There were some unsavory names which crept into the opening of our last chapter; but they were sweet in the nostrils of Charles II. Of such were Buckingham, Rochester, Etherege, Dorset, and the Castelmaine. And we made a little moral counterpoise by the naming of Baxter’s Saints’ Rest, and of Tillotson, and of the healthful, noble verse of Andrew Marvell, by which we wished to impress upon our readers the fact that the whole world of England in that day was not given over to French court-dances and to foul-mouthed poets; but that the Puritan leaven was still working, even in literary ways, and that there were men of dignity, knowledge, culture, and rank, who never bowed down to such as the pretty Duchess of Portsmouth.
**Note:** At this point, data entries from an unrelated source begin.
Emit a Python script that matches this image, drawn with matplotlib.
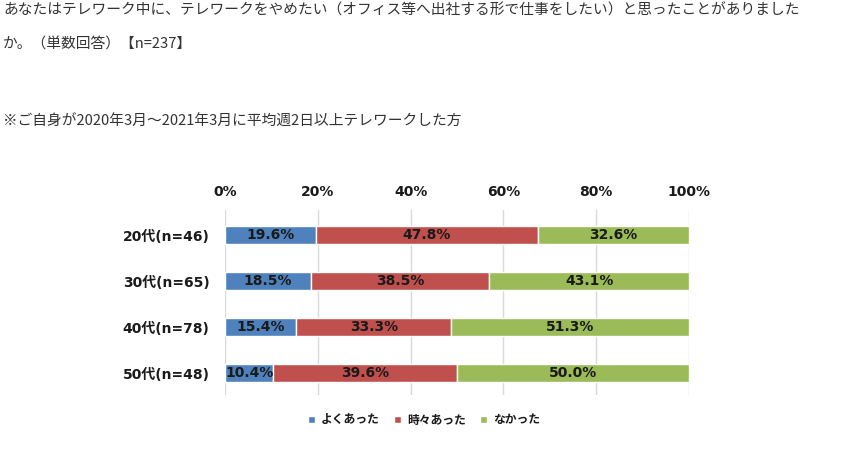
import matplotlib.pyplot as plt
import numpy as np

plt.rcParams['font.family'] = ['DejaVu Sans', 'Noto Sans CJK JP']

# データ
groups = ['20代(n=46)', '30代(n=65)', '40代(n=78)', '50代(n=48)']
often = [19.6, 18.5, 15.4, 10.4]
sometimes = [47.8, 38.5, 33.3, 39.6]
never = [32.6, 43.1, 51.3, 50.0]
series_names = ['よくあった', '時々あった', 'なかった']
colors = ['#4F81BD', '#C0504D', '#9BBB59']

fig = plt.figure(figsize=(8.43, 4.58), dpi=100)

# 上の説明文
txt_font = ['Noto Sans CJK JP', 'DejaVu Sans']
fig.text(3/843, 1 - 10/458, 'あなたはテレワーク中に、テレワークをやめたい（オフィス等へ出社する形で仕事をしたい）と思ったことがありました',
         fontsize=10.6, color='#333333', va='center', ha='left', family=txt_font)
fig.text(3/843, 1 - 45/458, 'か。（単数回答）【n=237】',
         fontsize=10.6, color='#333333', va='center', ha='left', family=txt_font)
fig.text(3/843, 1 - 122/458, '※ご自身が2020年3月～2021年3月に平均週2日以上テレワークした方',
         fontsize=10.6, color='#333333', va='center', ha='left', family=txt_font)

ax = fig.add_axes([225/843, 1 - 395/458, 464/843, 185/458])

y = np.arange(len(groups))
left = np.zeros(len(groups))
for vals, name, c in zip([often, sometimes, never], series_names, colors):
    vals = np.array(vals)
    ax.barh(y, vals, left=left, height=0.39, color=c, edgecolor='white', linewidth=1, label=name, zorder=3)
    for yi, l, v in zip(y, left, vals):
        ax.text(l + v / 2, yi, f'{v:.1f}%', ha='center', va='center',
                fontsize=10, fontweight='bold', color='#1a1a1a', zorder=4)
    left += vals

ax.set_xlim(0, 100)
ax.set_ylim(3.48, -0.55)
ax.set_yticks(y)
ax.set_yticklabels(groups, fontsize=10, fontweight='bold', color='#1a1a1a')
ax.set_xticks(np.arange(0, 101, 20))
ax.set_xticklabels([f'{t}%' for t in range(0, 101, 20)], fontsize=10, fontweight='bold', color='#1a1a1a')
ax.xaxis.tick_top()
ax.tick_params(length=0)
ax.tick_params(axis='y', pad=11)
ax.tick_params(axis='x', pad=8)
ax.grid(axis='x', color='#D9D9D9', linewidth=1, zorder=0)
for s in ax.spines.values():
    s.set_visible(False)

leg = fig.legend(loc='center', bbox_to_anchor=(424/843, 1 - 420/458), ncol=3, frameon=False,
                 handlelength=0.6, handleheight=0.6, handletextpad=0.5, columnspacing=1.2,
                 prop={'size': 8.5, 'weight': 'bold', 'family': ['Noto Sans CJK JP', 'DejaVu Sans']})
for t in leg.get_texts():
    t.set_color('#1a1a1a')

fig.savefig('out.png', dpi=100, facecolor='white')
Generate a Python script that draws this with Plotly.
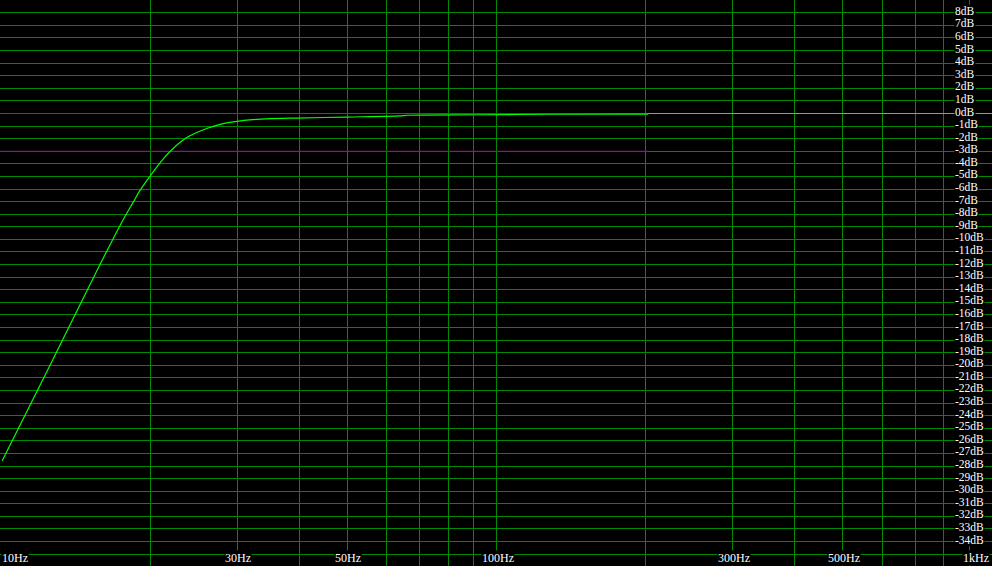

We had our glimpse of that witty buffoon Samuel Butler, who made clever antics in rhyme; and I think, we listened with a curious eagerness to what Samuel Pepys had to say of his play-going, and of the black patches with which his pretty wife set forth her beauty. Then came Bunyan, with his great sermonizing in barns and woods, and that far finer sermonizing which in the days of his jailhood took shape in the immortal story of Christian and Great-heart. He died over a grocer’s shop, in Snow Hill, London (its site now all effaced by the great Holborn Viaduct), whither he had gone on a preaching bout in the year 1688, only a few months before James II. was driven from his throne. It is worth going out by the City Road—only a short walk from Finsbury Square—to the cemetery of Bunhill Fields, where Bunyan was buried—to see the marble figure of the tinker preacher stretched upon the monument modern admirers have built, and to see Christian toiling below, with his burden strapped to his back.
Three Good Prosers.
In the course of that old Pepys’ Diary—out of which we had our regalement—there is several times mention of Thomas Fuller;[87] among others this:
“I sat down reading in Fuller’s English Worthies; being much troubled that (though he had some discourse with me about my family and armes) he says nothing at all. But I believe, indeed, our family were never considerable.”
Honest Pepys! Shrewd Dr. Fuller, and a man not to be forgotten! He was a “Cavalier parson” through the Civil-War days; was born down in Northamptonshire in the same town where John Dryden, twenty-three years later, first saw the light. He was full of wit, and full of knowledges; people called him—as so many have been and are called—“a walking library;” and his stout figure was to be seen many a time, in the Commonwealth days, striding through Fleet Street, and by Paul’s Walk, to Cheapside. There is quaint humor in his books, and quaintness and aptness of language. Coleridge says he was “the most sensible and least prejudiced great man of his time.”
Sir Thomas Browne,[88] a doctor, and the author of the Religio Medici and Urn-Burial, was another delightful author of the Civil-War times, whose life reached almost through the reign of Charles II.; yet he was not a war man—in matter of kings or of churches. Serenities hung over him in all those times wherein cannon thundered, and traitors (so called) were quartered, and cathedrals despoiled. He loved not great cities. London never magnetized him; but after his thorough continental travel and his doctorate at Leyden, he planted himself in that old, crooked-streeted city of Norwich, in Norfolk; and there, under the shadow of the stupendous mound and Keep (which date from the early Henrys) he built up a home, of which he made a museum—served the sick—reared a family of ten children, and followed those meditative ways of thought which led him through sepulchral urns, and the miracles of growth, and the Holy Scriptures, away from all the “decrees of councils and the niceties of the schools” to the altitudes he reaches in the Religio Medici.
I must excerpt something to show the humors of this Norwich doctor, and it shall be this:
“Light that makes things seen makes some things invisible. Were it not for darkness, and the shadow of the earth, the noblest part of Creation had remained unseen, and the stars in Heaven as invisible as on the Fourth day when they were created above the horizon with the Sun, and there was not an eye to behold them. The greatest mystery of Religion is expressed by adumbration, and in the noblest part of Jewish types we find the Cherubim shadowing the Mercy Seat. Life itself is but the Shadow of Death, and souls departed but the Shadows of the Living. The sun itself is but the dark Simulacrum, and light but the shadow of God.”